Enter the Most Powerful Brand on Earth
Have a look at the latest ads for the Apple’s watch. Beautiful, athletic people in cinematic surroundings. These images couldn’t be farther from a dull or preachy public-health PSA or pamphlet urging you to get more aerobic exercise or eat more fiber. Apple has topped the list of the most powerful brands in the world for seven years straight. It represents innovation, creativity, and good design. Think different.
What if Apple, with its brand appeal bolstered by marketing dollars, can help us “think different” about health and healthcare? If Apple can lend its luster to the mundane yet often difficult tasks on which health depends—eating well, moving enough, sleeping well, managing stress—that’s a big win, especially if it can also deliver just-in-time nudges and other tools to help us take the small steps that add up to big change. In partnership with Aetna and its data and scale, Apple may be able to help shift our overall culture to prioritize wellness and prevention.
Yeah, but wellness isn’t equivalent to health. What about people who are seriously ill?
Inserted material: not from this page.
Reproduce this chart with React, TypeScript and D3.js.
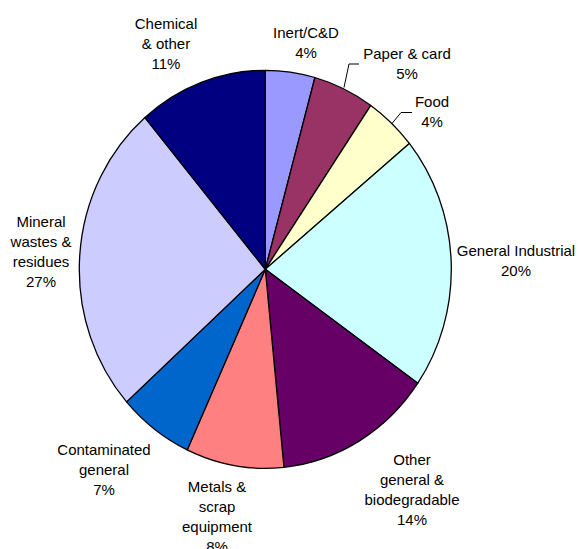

Some argue that the Apple watch is impacting only the most peripheral of health topics—wellness, and that walking a few more steps doesn’t help with cancer or diabetes. Actually, though, I think it does. For one thing, prevention and management of most chronic conditions requires attention to the universally beneficial tasks of healthy living, often while juggling additional tasks including taking medications. For another, the Apple watch already goes beyond wellness, serving as a platform to connect devices such as glucose monitors to address specific health condition needs—and I imagine this trend will continue, particularly if the wearer can give it health record details via Aetna. The watch has already saved lives by detecting early signs of heart trouble.
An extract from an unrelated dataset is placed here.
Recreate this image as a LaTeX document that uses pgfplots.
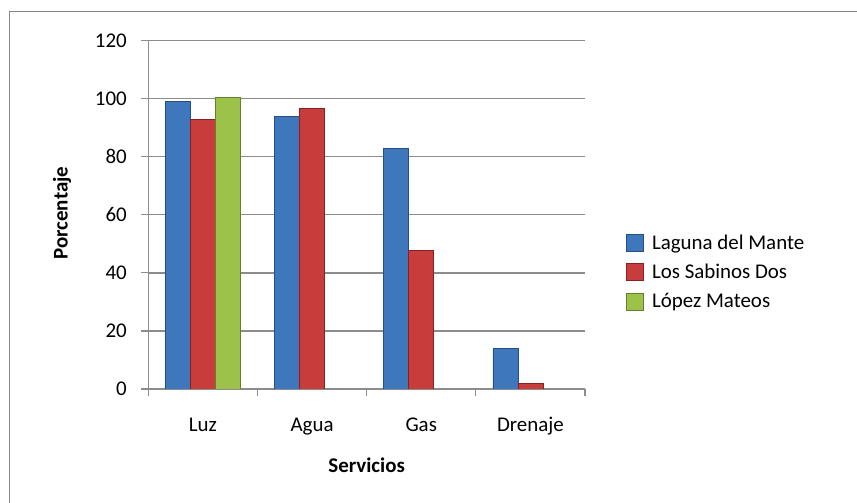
\documentclass[border=0pt]{standalone}
\usepackage{pgfplots}
\pgfplotsset{compat=1.18}
\usepackage{fontspec}
\setmainfont{Carlito}
\newcommand{\cf}{\fontsize{21}{25}\selectfont}
\definecolor{gridgray}{HTML}{8C8C8C}
\definecolor{frgray}{HTML}{868686}
\definecolor{sblue}{HTML}{3F77BD}
\definecolor{sblueD}{HTML}{244F85}
\definecolor{sred}{HTML}{C83C3C}
\definecolor{sredD}{HTML}{862224}
\definecolor{sgreen}{HTML}{9DC249}
\definecolor{sgreenD}{HTML}{65802C}
\begin{document}
\begin{tikzpicture}[x=1bp,y=1bp]
\useasboundingbox (0,0) rectangle (857,503);
\draw[frgray, line width=1.3bp] (9.3,0) -- (9.3,491.7) -- (857,491.7);
\begin{axis}[
  at={(148.3bp,114bp)}, anchor=south west,
  scale only axis, width=436.7bp, height=348.3bp,
  /pgf/number format/assume math mode=true,
  ymin=0, ymax=120, ytick={0,20,...,120},
  xmin=-0.5, xmax=3.5,
  xtick={0,1,2,3}, xticklabels={Luz,Agua,Gas,Drenaje},
  minor xtick={-0.5,0.5,1.5,2.5,3.5},
  major x tick style={draw=none},
  tick align=outside,
  major tick length=7bp, minor tick length=7bp,
  every tick/.style={gridgray, line width=1.2bp},
  axis x line*=bottom, axis y line*=left,
  axis line style={gridgray, line width=1.3bp, -},
  ymajorgrids, major grid style={gridgray, line width=1.3bp},
  tick label style={font=\cf},
  label style={font=\cf\bfseries},
  xticklabel style={anchor=base, yshift=-36bp},
  yticklabel style={xshift=-11bp},
  xlabel={Servicios}, ylabel={Porcentaje},
  xlabel style={at={(axis description cs:0.5,-0.218)}, anchor=center},
  ylabel style={at={(axis description cs:-0.1976,0.505)}, anchor=center, rotate=0},
  ybar=0pt, bar width=25bp,
  legend style={draw=none, fill=none, at={(1.094,0.336)}, anchor=west,
    inner sep=0pt, row sep=9.5bp, font=\cf,
    /tikz/every odd column/.append style={column sep=6bp}},
  legend cell align=left,
  legend image code/.code={\fill[#1] (0bp,-8.5bp) rectangle (17bp,8.5bp);},
]
\addplot[draw=sblueD, line width=0.8bp, fill=sblue] coordinates {(0,99) (1,94) (2,83) (3,14)};
\addplot[draw=sredD, line width=0.8bp, fill=sred] coordinates {(0,93) (1,96.5) (2,47.7) (3,2)};
\addplot[draw=sgreenD, line width=0.8bp, fill=sgreen] coordinates {(0,100.3)};
\legend{Laguna del Mante, Los Sabinos Dos, López Mateos}
\end{axis}
\end{tikzpicture}
\end{document}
Yeah, but Apple is only for the rich. What about everyone else?
It’s critical that everyone—especially the poorest and sickest people—benefit from health technologies that can boost health and healthcare. As I see it though, the fact that an Apple watch, which retails at about $350 for the latest model, is too expensive for many people isn’t in itself a problem. For one thing, Apple is a private company, not the government. There is nothing illegal or inherently immoral in creating a luxury product. In the bigger picture it is up to policy makers to figure out how to leverage such tools for everyone, but it’s not Apple’s responsibility. In addition, through their partnership, Aetna may help to bring Apple watches to an economically diverse audience by subsidizing or covering their cost entirely.
In the longer term, though, I think other tech companies will follow Apple’s lead in health to provide lower-cost options to for different demographic groups. The design features of today’s Louis Vuitton purse are clearly recognizable in next season’s knockoff, available in the streets of New York and Hong Kong for a fraction of the price. When the iPhone was introduced in 2007, only 6% of the population had smartphones; today, more than 80% of Americans do—and they’re not all provided by Apple.
Author’s statement of conflict of interest: I am not employed by Aetna or Apple. While my participation in the event described was paid for by Aetna, I was not required or asked to write about the experience.